Because The Scientist demonstrates no sense of compassion, self-sacrifice and responsibility, his creations then not only turn on him, but start to destroy the world as an extension of his own selfishness. This is exactly why Krank steals children's dreams which fuels the Octopus' thief-turned-slave orphanage organisation. What's more, Krank's corruption fuels the religious turmoil in the city - the organisation that want to steal everyone's sight and sacrifice themselves to God. These people are all corrupt and, by working selfishly - sometimes pretending to be selfless - and in vain, enact numerous positive feedback loops of devastation and malevolence throughout society. Thus, the whole city slowly descends into chaos. This is a phenomena - innocuous individual actions contributing to the downfall of a nation - that historians and theorists use to describe how Nazi Germany and Communist Russia were established and became so murderously corrupt; all it takes is the lightest tip of the first individual domino. A figure that is then particularly divisive, yet seemingly practical and purposefully placed into this narrative, is the flea circus ringmaster who's fleas injected people with a serum that has them turn on one another. He seems to play a pivotal role in letting the corrupt destroy themselves so that the righteous may prevail.

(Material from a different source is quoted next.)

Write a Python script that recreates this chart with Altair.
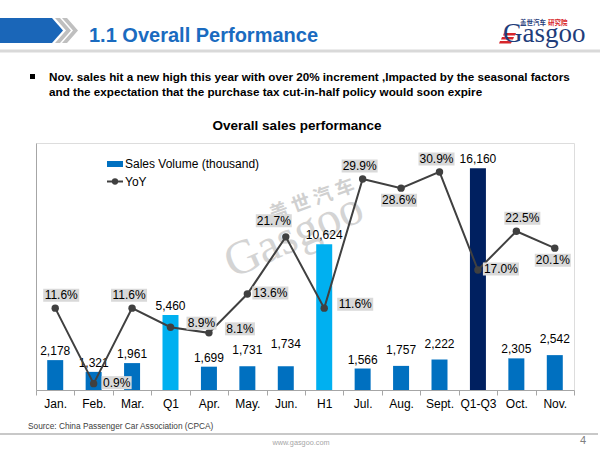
import altair as alt
import pandas as pd

# ---------------- data ----------------
categories = ["Jan.", "Feb.", "Mar.", "Q1", "Apr.", "May.", "Jun.", "H1",
              "Jul.", "Aug.", "Sept.", "Q1-Q3", "Oct.", "Nov."]
sales_volume = [2178, 1321, 1961, 5460, 1699, 1731, 1734, 10624,
                1566, 1757, 2222, 16160, 2305, 2542]
yoy_percent = [11.6, 0.9, 11.6, 8.9, 8.1, 13.6, 21.7, 11.6,
               29.9, 28.6, 30.9, 17.0, 22.5, 20.1]
period_type = ["Month", "Month", "Month", "Cumulative", "Month", "Month", "Month", "Cumulative",
               "Month", "Month", "Month", "YTD", "Month", "Month"]

# ---------------- label placement styles ----------------
yoy_label_place = ["aboveR", "right", "above", "rightF", "rightF", "right", "aboveL", "rightF",
                   "above", "below", "above", "right", "aboveR", "below"]
sales_label_lift = ["near", "near", "near", "near", "near", "mid", "far", "near",
                    "near", "mid", "mid", "near", "near", "mid"]
PLACE_OFFSETS = {"above": (-3, -13), "aboveR": (6, -13), "aboveL": (-12, -16),
                 "below": (-2, 12), "right": (23, -1), "rightF": (31, -4)}
LIFT_OFFSETS = {"near": -9, "mid": -16, "far": -22}

df = pd.DataFrame({
    "cat": categories,
    "sales": sales_volume,
    "yoy": [v / 100 for v in yoy_percent],
    "ptype": period_type,
    "yoy_label": [f"{v:.1f}%" for v in yoy_percent],
    "place": yoy_label_place,
    "lift": sales_label_lift,
})
df["nch"] = df["yoy_label"].str.len().astype(str)

FONT = "Liberation Sans"
OX, OY = 36, 143          # plot origin on the page
W, H = 538, 247           # plot area

x_enc = alt.X("cat:N", sort=categories,
              scale=alt.Scale(domain=categories, paddingInner=0, paddingOuter=0),
              axis=alt.Axis(title=None, labelAngle=0, labelFontSize=12, labelColor="#000000",
                            labelFont=FONT, labelPadding=3, domainColor="#A6A6A6",
                            tickColor="#A6A6A6", tickSize=5, tickBand="extent", grid=False))

y_sales_axis = alt.Y("sales:Q", scale=alt.Scale(domain=[0, 18000], nice=False),
                     axis=alt.Axis(title=None, labels=False, ticks=False, grid=False,
                                   domainColor="#A6A6A6"))
y_sales = alt.Y("sales:Q", scale=alt.Scale(domain=[0, 18000], nice=False), axis=None)
y_yoy = alt.Y("yoy:Q", scale=alt.Scale(domain=[0, 0.35], nice=False), axis=None)

base = alt.Chart(df)

bars = base.mark_bar(size=16).encode(
    x=x_enc, y=y_sales_axis,
    color=alt.Color("ptype:N", legend=None,
                    scale=alt.Scale(domain=["Month", "Cumulative", "YTD"],
                                    range=["#0070C0", "#00B0F0", "#002060"])))

bar_label_layers = []
for lift, dy in LIFT_OFFSETS.items():
    bar_label_layers.append(
        base.transform_filter(alt.datum.lift == lift)
        .mark_text(fontSize=12, font=FONT, color="#000000", dy=dy, baseline="middle")
        .encode(x=x_enc, y=y_sales, text=alt.Text("sales:Q", format=",")))

line = base.mark_line(color="#404040", strokeWidth=2).encode(x=x_enc, y=y_yoy)
dots = base.mark_point(filled=True, size=55, color="#404040", opacity=1).encode(x=x_enc, y=y_yoy)

box4 = "M-15,-6.5L15,-6.5L15,6.5L-15,6.5Z"
box5 = "M-18,-6.5L18,-6.5L18,6.5L-18,6.5Z"
yoy_label_layers = []
for place, (dx, dy) in PLACE_OFFSETS.items():
    sub = base.transform_filter(alt.datum.place == place)
    yoy_label_layers.append(
        sub.mark_point(size=4, filled=True, color="#D9D9D9", fill="#D9D9D9", opacity=1,
                       strokeWidth=0, xOffset=dx, yOffset=dy)
        .encode(x=x_enc, y=y_yoy,
                shape=alt.Shape("nch:N", legend=None,
                                scale=alt.Scale(domain=["4", "5"], range=[box4, box5]))))
    yoy_label_layers.append(
        sub.mark_text(fontSize=12, font=FONT, color="#000000", dx=dx, dy=dy, baseline="middle")
        .encode(x=x_enc, y=y_yoy, text="yoy_label:N"))

# ---------------- page decorations (pixel positions on the page) ----------------
one = alt.Chart(pd.DataFrame({"k": [0]}))


def txt(s, x, y, size, color="#000000", weight="normal", align="left",
        baseline="middle", font=FONT, angle=None, opacity=1):
    kw = dict(text=s, fontSize=size, color=color, fontWeight=weight, align=align,
              baseline=baseline, font=font, opacity=opacity)
    if angle is not None:
        kw["angle"] = angle
    return one.mark_text(**kw).encode(x=alt.value(x - OX), y=alt.value(y - OY))


def path(p, color):
    return one.mark_point(shape=p, size=4, filled=True, color=color, fill=color,
                          strokeWidth=0, opacity=1).encode(x=alt.value(-OX), y=alt.value(-OY))


def rect(x0, x1, y0, y1, color):
    return one.mark_rect(color=color).encode(
        x=alt.value(x0 - OX), x2=alt.value(x1 - OX), y=alt.value(y0 - OY), y2=alt.value(y1 - OY))


watermark = [
    txt("盖 世 汽 车", 312, 200, 19, color="#D0D0D0", weight="bold",
        align="center", font="Noto Sans CJK SC", angle=340),
    txt("Gasgoo", 294, 236, 48, color="#D4D4D4", align="center",
        font="Liberation Serif", angle=336),
]

header = [
    path("M0,18L52,18L63,30.5L52,43L0,43Z", "#1A66B8"),
    path("M55,18L60,18L71,30.5L60,43L55,43L66,30.5Z", "#BFBFBF"),
    path("M62,18L67,18L78,30.5L67,43L62,43L73,30.5Z", "#BFBFBF"),
    rect(0, 600, 49.5, 52.5, "#D9D9D9"),
    txt("1.1 Overall Performance", 89, 42, 20, color="#1A6BC0", weight="bold",
        baseline="alphabetic"),
    path("M504,33L516,33L515,35.5L503,35.5Z M502,37L514,37L513,39.5L501,39.5Z "
         "M500,41L512,41L511,43.5L499,43.5Z", "#D7262B"),
    txt("Gasgoo", 503, 42, 27, color="#1F3D7A", font="Liberation Serif",
        baseline="alphabetic"),
    txt("盖世汽车", 546, 23, 6.5, color="#1F3D7A", weight="bold", align="right",
        font="Noto Sans CJK SC"),
    txt("研究院", 548, 23, 6.5, color="#D7262B", weight="bold", font="Noto Sans CJK SC"),
    rect(30, 35, 74, 79, "#000000"),
    txt("Nov. sales hit a new high this year with over 20% increment ,Impacted by the seasonal factors",
        49, 77, 11.7, weight="bold"),
    txt("and the expectation that the purchase tax cut-in-half policy would soon expire",
        49, 92, 11.7, weight="bold"),
    txt("Overall sales performance", 297, 126, 13.5, weight="bold", align="center"),
]

legend = [
    rect(107, 123, 161, 167, "#0070C0"),
    txt("Sales Volume (thousand)", 125, 164, 12),
    one.mark_rule(color="#404040", strokeWidth=2).encode(
        x=alt.value(107 - OX), x2=alt.value(123 - OX), y=alt.value(181.5 - OY)),
    one.mark_point(filled=True, size=40, color="#404040", opacity=1).encode(
        x=alt.value(115 - OX), y=alt.value(181.5 - OY)),
    txt("YoY", 125, 181.5, 12),
]

footer = [
    txt("Source: China Passenger Car Association (CPCA)", 28, 427, 8.3, color="#404040"),
    rect(0, 598, 433, 435, "#C8C8C8"),
    txt("www.gasgoo.com", 301, 443, 7.3, color="#A6A6A6", align="center"),
    txt("4", 583, 441, 11, color="#808080", align="center"),
]

chart = alt.layer(
    *watermark, bars, *bar_label_layers, line, dots, *yoy_label_layers,
    *header, *legend, *footer
).resolve_scale(y="independent").properties(
    width=W, height=H,
    autosize=alt.AutoSizeParams(type="none"),
    padding={"left": OX, "top": OY, "right": 600 - OX - W, "bottom": 450 - OY - H},
).configure_view(stroke=None).configure(font=FONT, background="white")

chart.save("out.html", embed_options={"renderer": "svg", "actions": False})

The final message of this film, having established these ideas of corruption, compassion and the significance of father figures, then sees Krank get exactly what he wants and Miette grow up during their final confrontation in the dream machine. Krank, who, like Coraline, over indulges in dreams and childhood, is made a child whose evil and vain positive feedback loop keeps him perpetually immature. Added to this, Miette, who not only finds and establishes a loving relationship with One, but is willing to sacrifice herself for it, then out-grows Krank and, despite his intellect, outsmarts him. What this then suggests is that good parents, good parental figures, give birth not only to good children, but children who will transcend their being, whilst corrupt, vain parental figures lay the tracks for the possible destruction of everything. This is why, in the end, seeing all of his papers raining aflame around him, that The Scientist suddenly doesn't want to die; he is reminded of who he was and seemingly falls in love with his own creations again; he cannot, and does not, change himself, only hides away from society and the past. A natural order then finalises his movement towards destruction with the bird perching on the detonator. What can be said of his children after this, who escape the explosion in the boat, is unknown. Maybe this is a positive caveat; maybe they will be good men despite their father's corruption. What is not ambiguous, however, is the journey that One, Miette and Dunree have established; it is one, thanks to its basis in rational compassion, that will mature along a path towards a higher place - a place that is hopefully not one of lost children searching for good parental figures to guide them.

It's this profound and intricate subtext - which has more elements to it than what we've covered - that really seals The City Of Lost Children as a great film in my view. However, these are just my thoughts. Have you seen The City Of Lost Children? What do you think about all we've covered, and maybe skipped over, today?